Part of Advances in Neural Information Processing Systems 35 (NeurIPS 2022) Main Conference Track
Gang Li, Xiang Li, Yujie Wang, Wu Yichao, Ding Liang, Shanshan Zhang
The Mean-Teacher (MT) scheme is widely adopted in semi-supervised object detection (SSOD). In MT, sparse pseudo labels, offered by the final predictions of the teacher (e.g., after Non Maximum Suppression (NMS) post-processing), are adopted for the dense supervision for the student via hand-crafted label assignment. However, the "sparse-to-dense'' paradigm complicates the pipeline of SSOD, and simultaneously neglects the powerful direct, dense teacher supervision. In this paper, we attempt to directly leverage the dense guidance of teacher to supervise student training, i.e., the "dense-to-dense'' paradigm.
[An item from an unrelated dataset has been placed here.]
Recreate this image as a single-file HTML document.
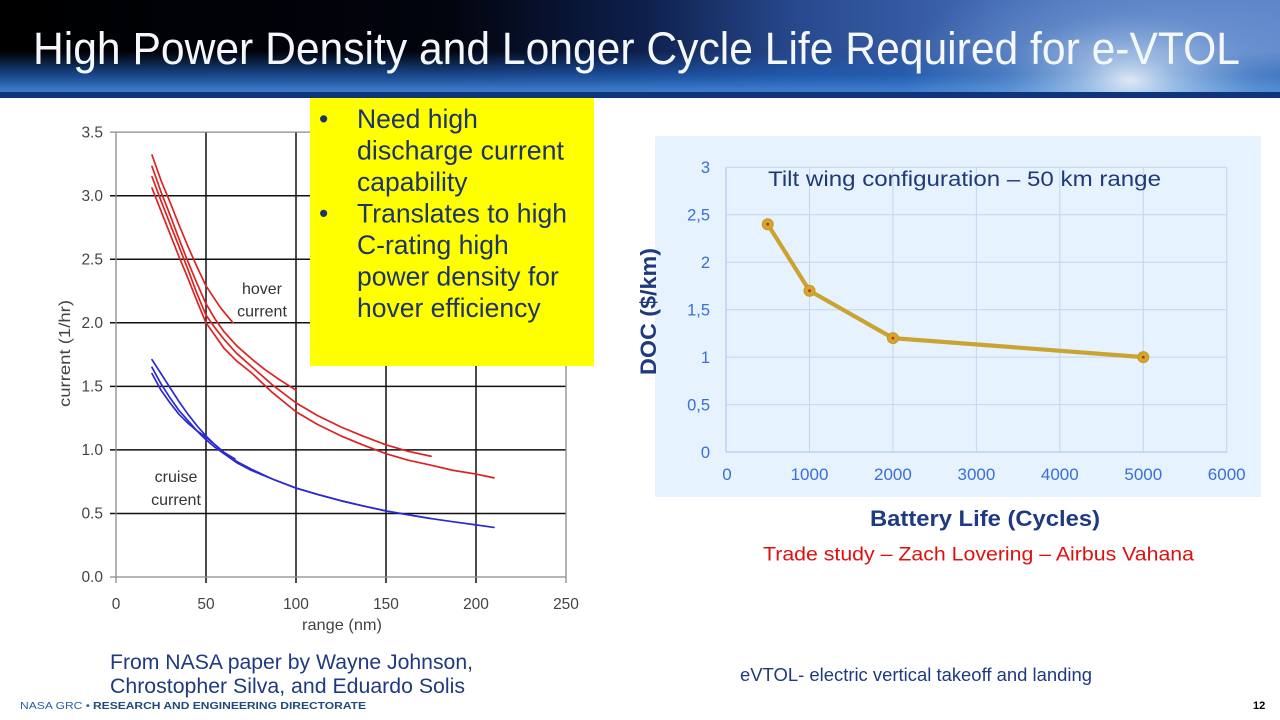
<!DOCTYPE html>
<html>
<head>
<meta charset="utf-8">
<style>
  html,body{margin:0;padding:0;background:#fff;}
  body{width:1280px;height:720px;overflow:hidden;}
  svg{display:block;}
</style>
</head>
<body>
<svg width="1280" height="720" viewBox="0 0 1280 720" xmlns="http://www.w3.org/2000/svg" font-family="'Liberation Sans', Arial, sans-serif">
  <defs>
    <linearGradient id="hx" x1="0" y1="0" x2="1" y2="0">
      <stop offset="0" stop-color="#000000"/>
      <stop offset="0.35" stop-color="#02040e"/>
      <stop offset="0.5" stop-color="#0d1f4a"/>
      <stop offset="0.62" stop-color="#27488d"/>
      <stop offset="0.78" stop-color="#4169b3"/>
      <stop offset="1" stop-color="#5a82c8"/>
    </linearGradient>
    <linearGradient id="hy" x1="0" y1="0" x2="0" y2="1">
      <stop offset="0" stop-color="#1c56ab" stop-opacity="0"/>
      <stop offset="0.55" stop-color="#1c56ab" stop-opacity="0"/>
      <stop offset="0.8" stop-color="#1f5cb2" stop-opacity="0.75"/>
      <stop offset="0.95" stop-color="#3a7bcb" stop-opacity="0.95"/>
      <stop offset="1" stop-color="#3a7bcb" stop-opacity="1"/>
    </linearGradient>
    <radialGradient id="hr" cx="0" cy="0" r="1" gradientUnits="userSpaceOnUse" gradientTransform="translate(1130,80) scale(230,120)">
      <stop offset="0" stop-color="#ffffff" stop-opacity="0.85"/>
      <stop offset="0.2" stop-color="#d8ecfb" stop-opacity="0.6"/>
      <stop offset="0.55" stop-color="#9cc3ec" stop-opacity="0.28"/>
      <stop offset="1" stop-color="#9cc3ec" stop-opacity="0"/>
    </radialGradient>
  </defs>

  <!-- Header -->
  <rect x="0" y="0" width="1280" height="98" fill="url(#hx)"/>
  <rect x="0" y="0" width="1280" height="93" fill="url(#hy)"/>
  <rect x="0" y="0" width="1280" height="93" fill="url(#hr)"/>
  <rect x="0" y="92" width="1280" height="6" fill="#0f3478"/>
  <text x="33" y="64" font-size="45" fill="#f4f8fc" textLength="1207" lengthAdjust="spacingAndGlyphs">High Power Density and Longer Cycle Life Required for e-VTOL</text>

  <!-- LEFT CHART -->
  <g>
    <g stroke="#111" stroke-width="1.5">
      <line x1="110" y1="195.7" x2="566" y2="195.7"/>
      <line x1="110" y1="259.25" x2="566" y2="259.25"/>
      <line x1="110" y1="322.8" x2="566" y2="322.8"/>
      <line x1="110" y1="386.35" x2="566" y2="386.35"/>
      <line x1="110" y1="449.9" x2="566" y2="449.9"/>
      <line x1="110" y1="513.45" x2="566" y2="513.45"/>
      <line x1="206" y1="132" x2="206" y2="583"/>
      <line x1="296" y1="132" x2="296" y2="583"/>
      <line x1="386" y1="132" x2="386" y2="583"/>
      <line x1="476" y1="132" x2="476" y2="583"/>
    </g>
    <g stroke="#8a8a8a" stroke-width="1.3">
      <line x1="110" y1="132.15" x2="566" y2="132.15"/>
      <line x1="110" y1="577" x2="566" y2="577"/>
      <line x1="116" y1="132" x2="116" y2="583"/>
      <line x1="566" y1="132" x2="566" y2="583"/>
    </g>
    <g transform="translate(116,577) scale(1.8,-127.1)" fill="none" stroke-linejoin="round" stroke-linecap="round">
      <g stroke="#dd2222" stroke-width="1.7">
        <polyline vector-effect="non-scaling-stroke" points="20,3.32 25,3.12 30,2.95 35,2.77 40,2.6 45,2.44 50,2.29 58,2.12 65,2.0"/>
        <polyline vector-effect="non-scaling-stroke" points="20,3.23 25,3.03 30,2.85 35,2.66 40,2.48 45,2.31 50,2.15 55,2.03 60,1.93 67,1.82 75,1.72 82,1.64 90,1.56 100,1.47"/>
        <polyline vector-effect="non-scaling-stroke" points="20,3.15 25,2.96 30,2.78 35,2.6 40,2.42 45,2.23 50,2.06 55,1.96 60,1.87 67,1.76 75,1.66 87,1.51 100,1.37 112,1.27 125,1.18 137,1.11 150,1.04 162,0.99 175,0.95"/>
        <polyline vector-effect="non-scaling-stroke" points="20,3.06 25,2.88 30,2.7 35,2.52 40,2.35 45,2.17 50,2.0 55,1.9 60,1.8 67,1.7 75,1.61 87,1.45 100,1.30 112,1.2 125,1.11 137,1.04 150,0.97 162,0.92 175,0.88 187,0.84 200,0.81 210,0.78"/>
      </g>
      <g stroke="#2a2ad0" stroke-width="1.7">
        <polyline vector-effect="non-scaling-stroke" points="20,1.71 25,1.6 30,1.49 35,1.38 40,1.28 45,1.19 50,1.11 55,1.04 60,0.98 67,0.91 75,0.85 87,0.77 100,0.70 112,0.65 125,0.60 137,0.56 150,0.52 162,0.49 175,0.46"/>
        <polyline vector-effect="non-scaling-stroke" points="20,1.65 25,1.52 30,1.41 35,1.31 40,1.23 45,1.15 50,1.08 55,1.02 60,0.97 67,0.9 75,0.84 87,0.77 100,0.70 112,0.65 125,0.60 137,0.56 150,0.52 162,0.49 175,0.46 187,0.435 200,0.41 210,0.39"/>
        <polyline vector-effect="non-scaling-stroke" points="20,1.60 25,1.47 30,1.37 35,1.28 40,1.21 45,1.15 50,1.10 55,1.04 60,0.98 66,0.93"/>
      </g>
    </g>
    <g font-size="15.5" fill="#444" text-anchor="end">
      <text x="103" y="137.5">3.5</text>
      <text x="103" y="201">3.0</text>
      <text x="103" y="264.5">2.5</text>
      <text x="103" y="328">2.0</text>
      <text x="103" y="391.5">1.5</text>
      <text x="103" y="455">1.0</text>
      <text x="103" y="518.5">0.5</text>
      <text x="103" y="582">0.0</text>
    </g>
    <g font-size="15.5" fill="#444" text-anchor="middle">
      <text x="116" y="609">0</text>
      <text x="206" y="609">50</text>
      <text x="296" y="609">100</text>
      <text x="386" y="609">150</text>
      <text x="476" y="609">200</text>
      <text x="566" y="609">250</text>
    </g>
    <text x="302" y="630" font-size="16" fill="#444" textLength="80" lengthAdjust="spacingAndGlyphs">range (nm)</text>
    <text transform="translate(70,407) rotate(-90)" font-size="16" fill="#444" textLength="107" lengthAdjust="spacingAndGlyphs">current (1/hr)</text>
    <g font-size="16" fill="#333" text-anchor="middle">
      <text x="262" y="294">hover</text>
      <text x="262" y="316.5">current</text>
      <text x="176" y="482">cruise</text>
      <text x="176" y="505">current</text>
    </g>
  </g>

  <!-- Yellow callout -->
  <rect x="310" y="98" width="284" height="268" fill="#ffff00"/>
  <g font-size="26.5" fill="#1c3468">
    <text x="319" y="128">•</text>
    <text x="357" y="128">Need high</text>
    <text x="357" y="159.5" textLength="207" lengthAdjust="spacingAndGlyphs">discharge current</text>
    <text x="357" y="191">capability</text>
    <text x="319" y="222.5">•</text>
    <text x="357" y="222.5" textLength="210" lengthAdjust="spacingAndGlyphs">Translates to high</text>
    <text x="357" y="254">C-rating high</text>
    <text x="357" y="285.5">power density for</text>
    <text x="357" y="317">hover efficiency</text>
  </g>

  <!-- RIGHT CHART -->
  <rect x="655" y="136" width="606" height="361" fill="#e6f2fd"/>
  <g stroke="#c1d6f0" stroke-width="1">
    <line x1="726" y1="167.3" x2="1226.7" y2="167.3"/>
    <line x1="726" y1="214.8" x2="1226.7" y2="214.8"/>
    <line x1="726" y1="262.2" x2="1226.7" y2="262.2"/>
    <line x1="726" y1="309.7" x2="1226.7" y2="309.7"/>
    <line x1="726" y1="357.1" x2="1226.7" y2="357.1"/>
    <line x1="726" y1="404.6" x2="1226.7" y2="404.6"/>
    <line x1="809.5" y1="167.3" x2="809.5" y2="452"/>
    <line x1="892.9" y1="167.3" x2="892.9" y2="452"/>
    <line x1="976.4" y1="167.3" x2="976.4" y2="452"/>
    <line x1="1059.8" y1="167.3" x2="1059.8" y2="452"/>
    <line x1="1143.3" y1="167.3" x2="1143.3" y2="452"/>
    <line x1="1226.7" y1="167.3" x2="1226.7" y2="452"/>
  </g>
  <g stroke="#b3cbea" stroke-width="1.2">
    <line x1="726" y1="167.3" x2="726" y2="452"/>
    <line x1="726" y1="452" x2="1226.7" y2="452"/>
  </g>
  <polyline points="767.7,224.2 809.5,290.7 892.9,338.1 1143.3,357.1" fill="none" stroke="#c9a430" stroke-width="4.2" stroke-linejoin="round"/>
  <g fill="#d1a82c" stroke="#c39a22" stroke-width="1">
    <circle cx="767.7" cy="224.2" r="5.5"/>
    <circle cx="809.5" cy="290.7" r="5.5"/>
    <circle cx="892.9" cy="338.1" r="5.5"/>
    <circle cx="1143.3" cy="357.1" r="5.5"/>
  </g>
  <g fill="#d8201a">
    <circle cx="767.7" cy="224.2" r="1.4"/>
    <circle cx="809.5" cy="290.7" r="1.4"/>
    <circle cx="892.9" cy="338.1" r="1.4"/>
    <circle cx="1143.3" cy="357.1" r="1.4"/>
  </g>
  <g font-size="16.5" fill="#3a6fd6" text-anchor="end">
    <text x="710" y="173">3</text>
    <text x="710" y="220.5">2,5</text>
    <text x="710" y="268">2</text>
    <text x="710" y="315.5">1,5</text>
    <text x="710" y="363">1</text>
    <text x="710" y="410.5">0,5</text>
    <text x="710" y="458">0</text>
  </g>
  <g font-size="17" fill="#3a6fd6" text-anchor="middle">
    <text x="727" y="480">0</text>
    <text x="809.5" y="480">1000</text>
    <text x="892.9" y="480">2000</text>
    <text x="976.4" y="480">3000</text>
    <text x="1059.8" y="480">4000</text>
    <text x="1143.3" y="480">5000</text>
    <text x="1226.7" y="480">6000</text>
  </g>
  <text x="768" y="186" font-size="21" fill="#1f3a78" textLength="393" lengthAdjust="spacingAndGlyphs">Tilt wing configuration – 50 km range</text>
  <text transform="translate(656,375) rotate(-90)" font-size="22" font-weight="bold" fill="#1f3a80" textLength="127" lengthAdjust="spacingAndGlyphs">DOC ($/km)</text>
  <text x="870" y="526" font-size="22" font-weight="bold" fill="#1f3a80" textLength="230" lengthAdjust="spacingAndGlyphs">Battery Life (Cycles)</text>
  <text x="763" y="560.5" font-size="19" fill="#e01010" textLength="431" lengthAdjust="spacingAndGlyphs">Trade study – Zach Lovering – Airbus Vahana</text>

  <!-- Bottom notes -->
  <text x="110" y="669" font-size="21" fill="#1f3a80" textLength="363" lengthAdjust="spacingAndGlyphs">From NASA paper by Wayne Johnson,</text>
  <text x="110" y="693" font-size="21" fill="#1f3a80" textLength="355" lengthAdjust="spacingAndGlyphs">Chrostopher Silva, and Eduardo Solis</text>
  <text x="740" y="681" font-size="18" fill="#1f3a80" textLength="352" lengthAdjust="spacingAndGlyphs">eVTOL- electric vertical takeoff and landing</text>

  <!-- Footer -->
  <text x="20" y="709" font-size="10" fill="#2a5ea8" textLength="70" lengthAdjust="spacingAndGlyphs">NASA GRC •</text>
  <text x="93" y="709" font-size="10" font-weight="bold" fill="#1f4a7a" textLength="273" lengthAdjust="spacingAndGlyphs">RESEARCH AND ENGINEERING DIRECTORATE</text>
  <text x="1253" y="709" font-size="11" font-weight="bold" fill="#000">12</text>
</svg>
</body>
</html>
Specifically, we propose the Inverse NMS Clustering (INC) and Rank Matching (RM) to instantiate the dense supervision, without the widely used, conventional sparse pseudo labels. INC leads the student to group candidate boxes into clusters in NMS as the teacher does, which is implemented by learning grouping information revealed in NMS procedure of the teacher. After obtaining the same grouping scheme as the teacher via INC, the student further imitates the rank distribution of the teacher over clustered candidates through Rank Matching. With the proposed INC and RM, we integrate Dense Teacher Guidance into Semi-Supervised Object Detection (termed "DTG-SSOD''), successfully abandoning sparse pseudo labels and enabling more informative learning on unlabeled data. On COCO benchmark, our DTG-SSOD achieves state-of-the-art performance under various labelling ratios. For example, under 10% labelling ratio, DTG-SSOD improves the supervised baseline from 26.9 to 35.9 mAP, outperforming the previous best method Soft Teacher by 1.9 points.